■それは新旧混在で



海図台にはこのチャオプラヤー川河口部の海図が。
川の入口左岸にこの要塞があります。

こうして見ると遠浅の岸だけに、航路は極めて狭いものになってますね。
あまりにキレイなラインなので人工的に掘削したのかも。



後ろの壁面にはズラリと電気関係の装備が。
これらはほぼ全て戦後に搭載されたものでしょう。
この壁の後ろが先に見た艦長室か海図室か謎の部屋。



操舵輪周りはこんな感じ。
なんだかヤケに凝った構造で、これだけゴチャゴチャした操舵輪、
この形状、個人的にはバルタン星人を連想しました。

もっとも船の博物館で展示されていた南極観測船 宗谷の
操舵輪がこれとそっくりな構造ですし、
昭和20年ごろの日本の海防艦も似たような形状の操舵輪でした。
よって、これが日本海軍の標準的なレイアウトだと思われます。
(宗谷はこの艦から1年遅れの1938年に完成。

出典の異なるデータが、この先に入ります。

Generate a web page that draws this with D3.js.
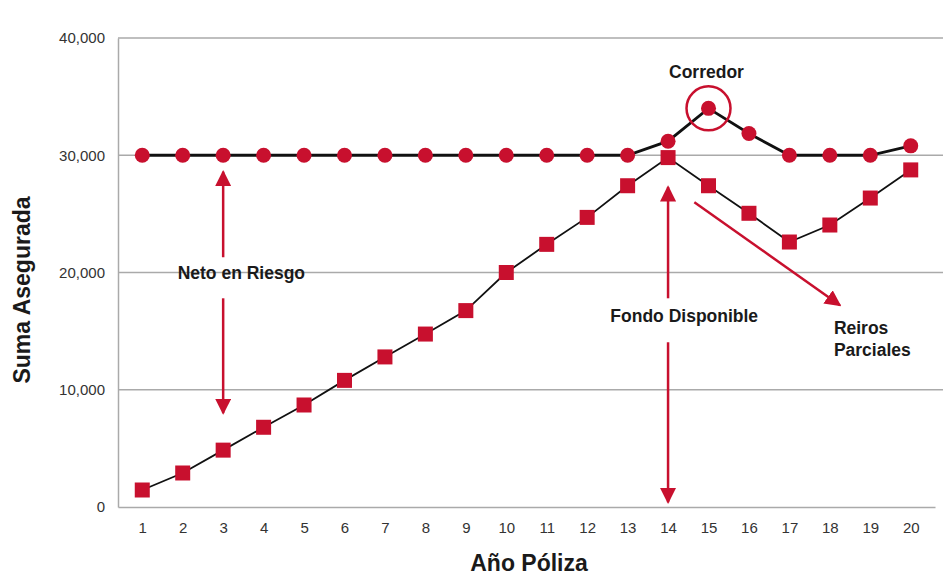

あれも海軍が使った船だが、
もともとはソ連向けの商船だったので、軍艦として建造された船ではない)

アメリカの場合、この周辺にカバーをつけてしまうのですが、
日本艦ではむき出しが普通のようです。



いろいろ付いてる計器類は、一番上がレピーター・コンパス。

レピーター・コンパスは艦内にあるマスター・コンパス、
すなわちもっとも正確なジャイロ・コンパスから信号を受けて、
全く同じ方位を示す子機ですね。
戦前からあったのかも知れませんが、
これはプラスチックの容器に入ってましたし、
おそらく戦後製のものではないかと。

真ん中の時計の長針みたいなのが
現在の舵の角度を測るもので中央に来てれば
舵は中立、直進状態となります。

下にある二つのメーターは
左がイギリス製のkg/立方メートル単位のもの、
右がドイツ製でkg/立方インチのもの。

この艦はピストンエンジンと
補助の蒸気タービンを搭載していたようですが、
ここで補助の蒸気タービン用ボイラーの圧力を見ても意味が無く、
さりとて気圧計も必要とは思われず、
正直、このメーターの意味はよくわかりませぬ。

ただし、これも当時の日本の軍艦ではよく見られるものなので、
何らかの意味があるとは思うんですが…。



後ろから見ると、よりメカニカル。
レピーターコンパス繋がるケーブルは
マスター・コンパスからの信号用でしょう。